During the time that the switch is powered down, everything is fine. Boy am I confused! I'm about ready to replace these 3550-12T's with HP 2824's because I've got nothing left to go on except that these switches just don't play nice.
Highlighted
Frequent Advisor

Re: P4300 G2 complete meltdown when switch comes online

My next test is going to down a switch and then physically disconnect the links between the storage nodes and that offline switch prior to bringing the switch online. After the switch has fully booted I will plug them back in. If there is no downtime during this test then I think it's got to be the switch's behavior that's causing the problem.
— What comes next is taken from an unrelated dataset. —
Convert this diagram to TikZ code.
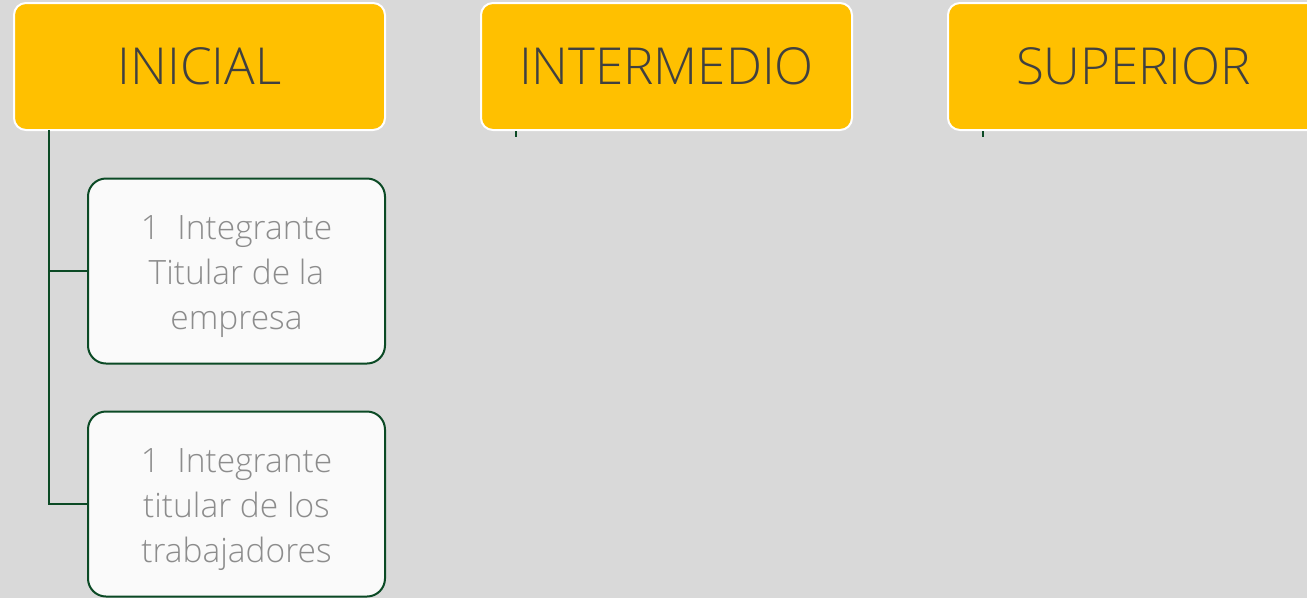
\documentclass[tikz,border=0pt]{standalone}
\usepackage{fontspec}
\setmainfont{Open Sans}
\newfontfamily\lightfont{Open Sans Light}
\definecolor{bg}{HTML}{D9D9D9}
\definecolor{gold}{HTML}{FFC000}
\definecolor{dtext}{HTML}{404040}
\definecolor{dgreen}{HTML}{0B4A25}
\definecolor{cfill}{HTML}{FAFAFA}
\definecolor{ctext}{HTML}{8C8C8C}
\tikzset{
  x=1pt, y=-1pt,
  levelbox/.style={draw=white, line width=2pt, fill=gold, rounded corners=12pt,
    minimum width=371pt, minimum height=127pt, inner sep=0pt,
    text=dtext, font=\lightfont\fontsize{51}{60}\selectfont},
  childbox/.style={draw=dgreen, line width=2pt, fill=cfill, rounded corners=18pt,
    minimum width=297pt, minimum height=185pt, inner sep=0pt, align=center,
    text=ctext, font=\lightfont\fontsize{33.5}{45}\selectfont},
  conn/.style={draw=dgreen, line width=2pt}
}
\newcommand{\lowtext}[1]{\raisebox{-4pt}[\height][\depth]{\begin{tabular}{@{}c@{}}#1\end{tabular}}}
\begin{document}
\begin{tikzpicture}
\fill[bg] (0,0) rectangle (1307,598);
\useasboundingbox (0,0) rectangle (1307,598);
\begin{scope}
\clip (0,0) rectangle (1307,598);
\node[levelbox] (ini) at (199.5,66.5) {INICIAL};
\node[levelbox] (int) at (666.5,66.5) {INTERMEDIO};
\node[levelbox] (sup) at (1133.5,66.5) {SUPERIOR};
\node[childbox] (c1) at (236.5,271) {\lowtext{1\ \ Integrante\\Titular de la\\empresa}};
\node[childbox] (c2) at (236.5,504) {\lowtext{1\ \ Integrante\\titular de los\\trabajadores}};
\coordinate (s1) at (516,137);
\coordinate (s2) at (983,137);
\coordinate (trunk) at (49,130);
\end{scope}
\draw[conn] (trunk) |- (c2.west);
\draw[conn] (c1.west) -- (c1.west -| trunk);
\draw[conn] (int.south -| s1) -- (s1);
\draw[conn] (sup.south -| s2) -- (s2);
\end{tikzpicture}
\end{document}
Is anyone using HP 2824 switches and can verify that links come online after bootup and not before? I assume that the 3750's bring their links online after bootup but that'd be nice to know, too. Thanks for all the feedback. You guys have been much more helpful than support (although I have to admit Lefthand support has been overall extremely good to us).
Highlighted
Frequent Advisor

Re: P4300 G2 complete meltdown when switch comes online

GETTING CLOSER...

We did a test where we powered down one switch and then unplugged the two SAN connections before powering up the switch and then plugged them in again once the switch booted. This had the same result.
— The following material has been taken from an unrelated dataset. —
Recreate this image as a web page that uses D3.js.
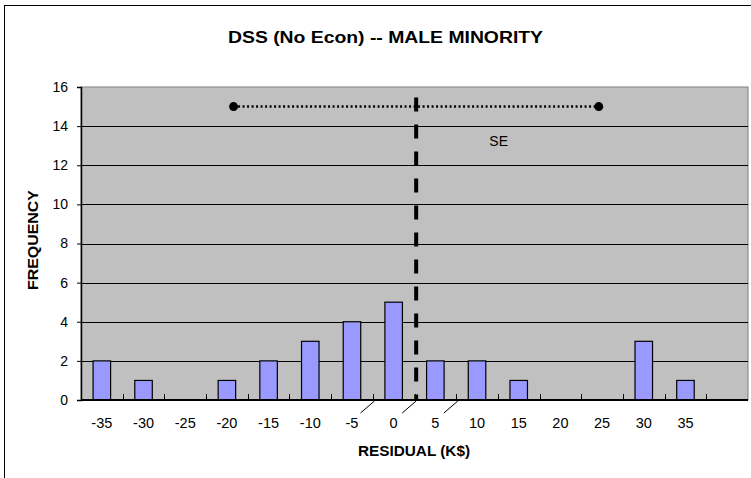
<!DOCTYPE html>
<html>
<head>
<meta charset="utf-8">
<script src="https://cdn.jsdelivr.net/npm/d3@7/dist/d3.min.js"></script>
<style>
  body { margin: 0; background: #fff; }
  svg { display: block; font-family: Arial, "Liberation Sans", sans-serif; }
</style>
</head>
<body>
<div id="chart"></div>
<script>
// residual bins (K$) and frequency counts
const categories = [-35, -30, -25, -20, -15, -10, -5, 0, 5, 10, 15, 20, 25, 30, 35, 40];
const tickLabels = ["-35", "-30", "-25", "-20", "-15", "-10", "-5", "0", "5", "10", "15", "20", "25", "30", "35", ""];
const counts = [2, 1, 0, 1, 2, 3, 4, 5, 2, 2, 1, 0, 0, 3, 1, 0];
const yTicks = [0, 2, 4, 6, 8, 10, 12, 14, 16];

// mean residual, SE interval end points and +/-5 markers below the axis
const meanResidual = 2.7;
const seEnds = [-19.2, 24.6];
const seLevel = 15;
const axisMarks = [-2.3, 2.7, 7.7];
const seLabel = { text: "SE", x: 12.6, y: 13 };

const width = 751, height = 478;
const plot = { left: 81, right: 748, top: 87, bottom: 400 };

const svg = d3.select("#chart").append("svg")
  .attr("width", width)
  .attr("height", height);

// outer chart border (runs past the right / bottom edge)
svg.append("rect")
  .attr("x", 4.5).attr("y", 5.5)
  .attr("width", 800).attr("height", 600)
  .attr("fill", "#fff").attr("stroke", "#000").attr("stroke-width", 1);

const x = d3.scaleBand()
  .domain(categories)
  .range([plot.left, plot.right])
  .padding(0);

// continuous residual scale over the same span as the bins
const xv = d3.scaleLinear()
  .domain([categories[0] - 2.5, categories[categories.length - 1] + 2.5])
  .range([plot.left, plot.right]);

const y = d3.scaleLinear()
  .domain([0, 16])
  .range([plot.bottom, plot.top]);

// plot area
svg.append("rect")
  .attr("x", plot.left).attr("y", plot.top)
  .attr("width", plot.right - plot.left).attr("height", plot.bottom - plot.top)
  .attr("fill", "#C0C0C0").attr("stroke", "#808080").attr("stroke-width", 1);

// gridlines
svg.append("g")
  .selectAll("line")
  .data(yTicks.filter(d => d > 0 && d < 16))
  .join("line")
  .attr("x1", plot.left).attr("x2", plot.right)
  .attr("y1", d => Math.round(y(d)) + 0.5).attr("y2", d => Math.round(y(d)) + 0.5)
  .attr("stroke", "#000").attr("stroke-width", 1);

// bars
const barW = x.bandwidth() * 0.42;
svg.append("g")
  .selectAll("rect")
  .data(categories.map((c, i) => ({ c, v: counts[i] })).filter(d => d.v > 0))
  .join("rect")
  .attr("x", d => x(d.c) + (x.bandwidth() - barW) / 2)
  .attr("y", d => y(d.v))
  .attr("width", barW)
  .attr("height", d => y(0) - y(d.v))
  .attr("fill", "#9999FF")
  .attr("stroke", "#000")
  .attr("stroke-width", 1.2);

// y axis
const yAxis = svg.append("g")
  .attr("transform", `translate(${plot.left},0)`)
  .call(d3.axisLeft(y).tickValues(yTicks).tickSize(4).tickPadding(9));
yAxis.select(".domain").attr("stroke", "#000").attr("stroke-width", 1.5);
yAxis.selectAll("text").attr("font-size", 14).attr("fill", "#000")
  .attr("font-family", "Arial, 'Liberation Sans', sans-serif");

// x axis: tick marks sit on bin boundaries, pointing up into the plot
const xAxis = svg.append("g")
  .attr("transform", `translate(0,${plot.bottom})`);
xAxis.append("line")
  .attr("x1", plot.left).attr("x2", plot.right)
  .attr("stroke", "#000").attr("stroke-width", 1.8);
xAxis.selectAll("line.tick")
  .data(categories.slice(1))
  .join("line")
  .attr("class", "tick")
  .attr("x1", d => Math.round(x(d)) + 0.5).attr("x2", d => Math.round(x(d)) + 0.5)
  .attr("y1", 0).attr("y2", -6)
  .attr("stroke", "#000").attr("stroke-width", 1);
xAxis.selectAll("text")
  .data(categories)
  .join("text")
  .attr("x", d => x(d) + x.bandwidth() / 2)
  .attr("y", 28)
  .attr("text-anchor", "middle")
  .attr("font-size", 14.5)
  .text((d, i) => tickLabels[i]);

// small leader marks under the axis
svg.append("g")
  .selectAll("line")
  .data(axisMarks)
  .join("line")
  .attr("x1", d => xv(d) - 14).attr("y1", plot.bottom + 13)
  .attr("x2", d => xv(d)).attr("y2", plot.bottom + 1)
  .attr("stroke", "#000").attr("stroke-width", 1);

// SE interval (dotted) with end dots
svg.append("line")
  .attr("x1", xv(seEnds[0])).attr("x2", xv(seEnds[1]))
  .attr("y1", y(seLevel)).attr("y2", y(seLevel))
  .attr("stroke", "#000").attr("stroke-width", 2.5)
  .attr("stroke-dasharray", "2,2.5");
svg.append("g")
  .selectAll("circle")
  .data(seEnds)
  .join("circle")
  .attr("cx", d => xv(d)).attr("cy", y(seLevel))
  .attr("r", 4.5).attr("fill", "#000");

// mean residual (dashed vertical)
svg.append("line")
  .attr("x1", xv(meanResidual)).attr("x2", xv(meanResidual))
  .attr("y1", plot.top).attr("y2", plot.bottom)
  .attr("stroke", "#000").attr("stroke-width", 4)
  .attr("stroke-dasharray", "14,13")
  .attr("stroke-dashoffset", 16.5);

svg.append("text")
  .attr("x", xv(seLabel.x)).attr("y", y(seLabel.y))
  .attr("text-anchor", "middle")
  .attr("font-size", 14)
  .text(seLabel.text);

// titles
svg.append("text")
  .attr("x", 385.5).attr("y", 42.5)
  .attr("text-anchor", "middle")
  .attr("font-size", 16).attr("font-weight", "bold")
  .attr("textLength", 315).attr("lengthAdjust", "spacingAndGlyphs")
  .text("DSS (No Econ) -- MALE MINORITY");

svg.append("text")
  .attr("x", 414).attr("y", 456)
  .attr("text-anchor", "middle")
  .attr("font-size", 14).attr("font-weight", "bold")
  .attr("textLength", 112).attr("lengthAdjust", "spacingAndGlyphs")
  .text("RESIDUAL (K$)");

svg.append("text")
  .attr("transform", "translate(38,240) rotate(-90)")
  .attr("text-anchor", "middle")
  .attr("font-size", 14).attr("font-weight", "bold")
  .attr("textLength", 100).attr("lengthAdjust", "spacingAndGlyphs")
  .text("FREQUENCY");
</script>
</body>
</html>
We did a second test where we powered down one switch and unplugged both the SAN and ESX iSCSI connections from the switch and then reconnected after the switch had booted. This resulted in ZERO DOWNTIME and no quorum errors.

Could these problem be related to my ESX hosts then? I'm wondering how my ESX hosts could be wrecking communication between the storage nodes and FOM but it seems like that's what's happening - otherwise I wouldn't have to unplug the ESX hosts before powering on the switch, right?